The Times's story and Judy's own first-person account had the unfortunate effect of raising more questions. As Bill said yesterday in an e-mail note to the staff, Judy seemed to have "misled" the Washington bureau chief, Phil Taubman, about the extent of her involvement in the Valerie Plame leak case.

She casually revealed that she had agreed to identify her source, Scooter Libby, Dick Cheney's chief of staff, as a "former Hill staffer" because he had once worked on Capitol Hill. The implication was that this bit of deception was a common practice for reporters.

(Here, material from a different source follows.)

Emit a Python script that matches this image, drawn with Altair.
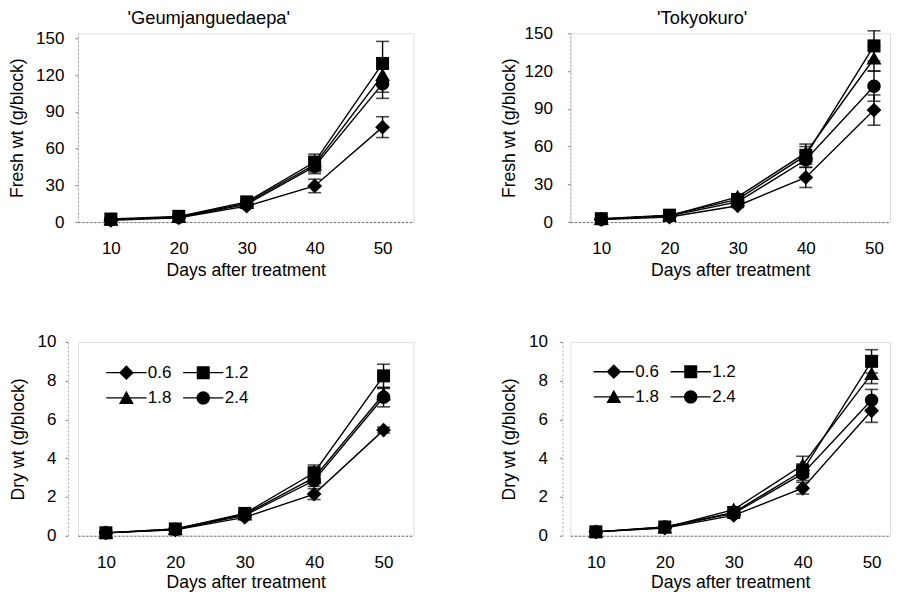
import altair as alt
import pandas as pd

# ---------------- data ----------------
days = [10, 20, 30, 40, 50]
rates = ["0.6", "1.2", "1.8", "2.4"]

fresh_geum = {
    "0.6": [1.5, 3.5, 13.0, 29.5, 77.5],
    "1.2": [2.5, 4.7, 16.5, 49.0, 129.5],
    "1.8": [2.0, 4.2, 15.5, 47.0, 120.0],
    "2.4": [2.0, 4.0, 14.5, 45.5, 113.0],
}
fresh_geum_err = {
    "0.6": [0.3, 0.5, 1.5, 5.5, 8.5],
    "1.2": [0.4, 0.6, 2.0, 6.5, 18.0],
    "1.8": [0.3, 0.5, 1.8, 6.0, 14.0],
    "2.4": [0.3, 0.5, 1.5, 6.0, 12.0],
}
fresh_tokyo = {
    "0.6": [2.0, 4.0, 13.0, 35.5, 89.0],
    "1.2": [2.7, 5.5, 18.0, 53.0, 140.0],
    "1.8": [2.5, 5.0, 20.0, 55.0, 130.0],
    "2.4": [2.2, 5.0, 16.0, 49.5, 108.0],
}
fresh_tokyo_err = {
    "0.6": [0.3, 0.5, 1.5, 8.0, 12.0],
    "1.2": [0.4, 0.6, 2.0, 7.0, 12.0],
    "1.8": [0.3, 0.6, 2.0, 7.0, 10.0],
    "2.4": [0.3, 0.5, 1.8, 6.0, 12.0],
}
dry_geum = {
    "0.6": [0.15, 0.30, 0.95, 2.15, 5.45],
    "1.2": [0.15, 0.35, 1.15, 3.25, 8.25],
    "1.8": [0.15, 0.35, 1.10, 3.00, 7.30],
    "2.4": [0.15, 0.32, 1.05, 2.85, 7.15],
}
dry_geum_err = {
    "0.6": [0.02, 0.03, 0.08, 0.28, 0.15],
    "1.2": [0.02, 0.04, 0.10, 0.40, 0.60],
    "1.8": [0.02, 0.03, 0.10, 0.30, 0.30],
    "2.4": [0.02, 0.03, 0.08, 0.30, 0.50],
}
dry_tokyo = {
    "0.6": [0.20, 0.40, 1.05, 2.45, 6.45],
    "1.2": [0.20, 0.45, 1.20, 3.35, 9.00],
    "1.8": [0.20, 0.42, 1.35, 3.65, 8.35],
    "2.4": [0.20, 0.45, 1.15, 3.20, 7.00],
}
dry_tokyo_err = {
    "0.6": [0.02, 0.04, 0.10, 0.30, 0.60],
    "1.2": [0.02, 0.04, 0.10, 0.35, 0.60],
    "1.8": [0.02, 0.04, 0.12, 0.45, 0.50],
    "2.4": [0.02, 0.04, 0.10, 0.35, 0.55],
}

fresh_ticks = [0, 30, 60, 90, 120, 150]
dry_ticks = [0, 2, 4, 6, 8, 10]

# ---------------- styling ----------------
FONT = "Liberation Sans"
FS = 17
FST = 17.6

P_DIAMOND = "M0,-1.05L1.05,0L0,1.05L-1.05,0Z"
P_SQUARE = "M-0.92,-0.92H0.92V0.92H-0.92Z"
P_TRIANGLE = "M0,-1L1.05,0.85H-1.05Z"
P_CIRCLE = "M0.95,0A0.95,0.95,0,1,1,-0.95,0A0.95,0.95,0,1,1,0.95,0Z"
STUB = "M-2.85,-0.1H2.85V0.1H-2.85Z"
MARKERS = [P_DIAMOND, P_SQUARE, P_TRIANGLE, P_CIRCLE]
LEGEND_MARKERS = [STUB + p for p in MARKERS]


def long_df(means, errs):
    rows = []
    for r in rates:
        for d, m, e in zip(days, means[r], errs[r]):
            rows.append({"day": d, "rate": r, "value": m, "lo": m - e, "hi": m + e})
    return pd.DataFrame(rows)


def panel(means, errs, ytitle, ydomain, yvalues, xdomain, width, height,
          label_pad, title_pad, title=None, title_offset=10, title_dx=0,
          legend_xy=None, xlabel_pad=18, xtitle_pad=5, y_offset=0):
    df = long_df(means, errs)
    xaxis = alt.Axis(values=days, title="Days after treatment", ticks=False,
                     labelPadding=xlabel_pad, titlePadding=xtitle_pad,
                     domainColor="#666", domainDash=[2, 2], grid=False,
                     labelFontSize=FS, titleFontSize=FST,
                     titleFontWeight="normal", labelFont=FONT, titleFont=FONT,
                     labelColor="black", titleColor="black")
    yaxis = alt.Axis(values=yvalues, grid=False, tickSize=3, tickColor="#888",
                     domainColor="#aaa", domainDash=[2, 2], offset=y_offset,
                     labelPadding=label_pad, titlePadding=title_pad,
                     labelFontSize=FS, titleFontSize=FST,
                     titleFontWeight="normal", labelFont=FONT, titleFont=FONT,
                     labelColor="black", titleColor="black")
    xenc = alt.X("day:Q", scale=alt.Scale(domain=xdomain, nice=False, zero=False),
                 axis=xaxis)

    def yenc(field):
        return alt.Y(f"{field}:Q", title=ytitle,
                     scale=alt.Scale(domain=ydomain, nice=False, zero=True),
                     axis=yaxis)

    base = alt.Chart(df)
    lines = base.mark_line(color="black", strokeWidth=1.4).encode(
        x=xenc, y=yenc("value"), detail="rate:N")
    bars = base.mark_rule(color="black", strokeWidth=1.4).encode(
        x=xenc, y=yenc("lo"), y2="hi:Q")
    cap_lo = base.mark_tick(color="black", orient="horizontal", size=13,
                            thickness=1.6).encode(x=xenc, y=yenc("lo"))
    cap_hi = base.mark_tick(color="black", orient="horizontal", size=13,
                            thickness=1.6).encode(x=xenc, y=yenc("hi"))
    pts = base.mark_point(filled=True, color="black", opacity=1, size=200,
                          strokeWidth=0).encode(
        x=xenc, y=yenc("value"),
        shape=alt.Shape("rate:N", scale=alt.Scale(domain=rates, range=MARKERS),
                        legend=None))
    layers = [lines, bars, cap_lo, cap_hi, pts]
    if legend_xy is not None:
        leg = base.transform_filter("false").mark_point(
            filled=True, color="black", opacity=1, size=200, strokeWidth=0
        ).encode(
            x=xenc, y=yenc("value"),
            shape=alt.Shape("rate:N",
                            scale=alt.Scale(domain=rates, range=LEGEND_MARKERS),
                            legend=alt.Legend(
                                orient="none", legendX=legend_xy[0],
                                legendY=legend_xy[1], columns=2,
                                direction="horizontal", title=None,
                                symbolSize=200, labelFontSize=FS,
                                labelFont=FONT, labelColor="black",
                                labelOffset=13, columnPadding=11,
                                rowPadding=7.5, symbolFillColor="black",
                                symbolStrokeWidth=0, symbolOpacity=1)))
        layers.append(leg)
    ch = alt.layer(*layers).properties(width=width, height=height)
    if legend_xy is not None:
        ch = ch.resolve_scale(shape="independent")
    if title is not None:
        ch = ch.properties(title=alt.TitleParams(
            text=title, fontSize=18.3, fontWeight="normal", font=FONT,
            color="black", anchor="middle", dx=title_dx, offset=title_offset))
    return ch


p1 = panel(fresh_geum, fresh_geum_err, "Fresh wt (g/block)", [0, 154.1],
           fresh_ticks, [5.15, 54.56], 336, 189, 11, 9,
           title="'Geumjanguedaepa'", title_offset=1, title_dx=-37)
p2 = panel(fresh_tokyo, fresh_tokyo_err, "Fresh wt (g/block)", [0, 150],
           fresh_ticks, [5.46, 52.35], 320, 189, 15, 5.6,
           title="'Tokyokuro'", title_offset=-4, title_dx=-28)
p3 = panel(dry_geum, dry_geum_err, "Dry wt (g/block)", [0, 10], dry_ticks,
           [5.97, 54.32], 336, 194, 9, 10, legend_xy=[40, 22], xtitle_pad=3,
           y_offset=10, xlabel_pad=19)
p4 = panel(dry_tokyo, dry_tokyo_err, "Dry wt (g/block)", [0, 10], dry_ticks,
           [6.3, 52.67], 320, 194, 12, 10, legend_xy=[35, 21], xtitle_pad=3,
           y_offset=8, xlabel_pad=19)

chart = alt.concat(p1, p2, p3, p4, columns=2, align="none",
                   spacing={"row": 52, "column": 85}, padding=0
                   ).configure_view(stroke=None).configure(font=FONT)

chart.save("out.html", embed_options={"renderer": "svg", "actions": False})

It isn't.

She said that she had wanted to write about the Wilson-Plame matter, but that her editor would not allow it. But Managing Editor Jill Abramson, then the Washington bureau chief, denied this, saying that Judy had never broached the subject with her.

It also doesn't seem credible that Judy wouldn't remember a Marvel comics name like "Valerie Flame." Nor does it seem credible that she doesn't know how the name got into her notebook and that, as she wrote, she "did not believe the name came from Mr. Libby."

An Associated Press story yesterday reported that Judy had coughed up the details of an earlier meeting with Mr. Libby only after prosecutors confronted her with a visitor log showing that she had met with him on June 23, 2003. This cagey confusion is what makes people wonder whether her stint in the Alexandria jail was in part a career rehabilitation project.

Judy refused to answer a lot of questions put to her by Times reporters, or show the notes that she shared with the grand jury. I admire Arthur Sulzberger Jr. and Bill Keller for aggressively backing reporters in the cross hairs of a prosecutor. But before turning Judy's case into a First Amendment battle, they should have nailed her to a chair and extracted the entire story of her escapade.

Judy told The Times that she plans to write a book and intends to return to the newsroom, hoping to cover "the same thing I've always covered - threats to our country." If that were to happen, the institution most in danger would be the newspaper in your hands.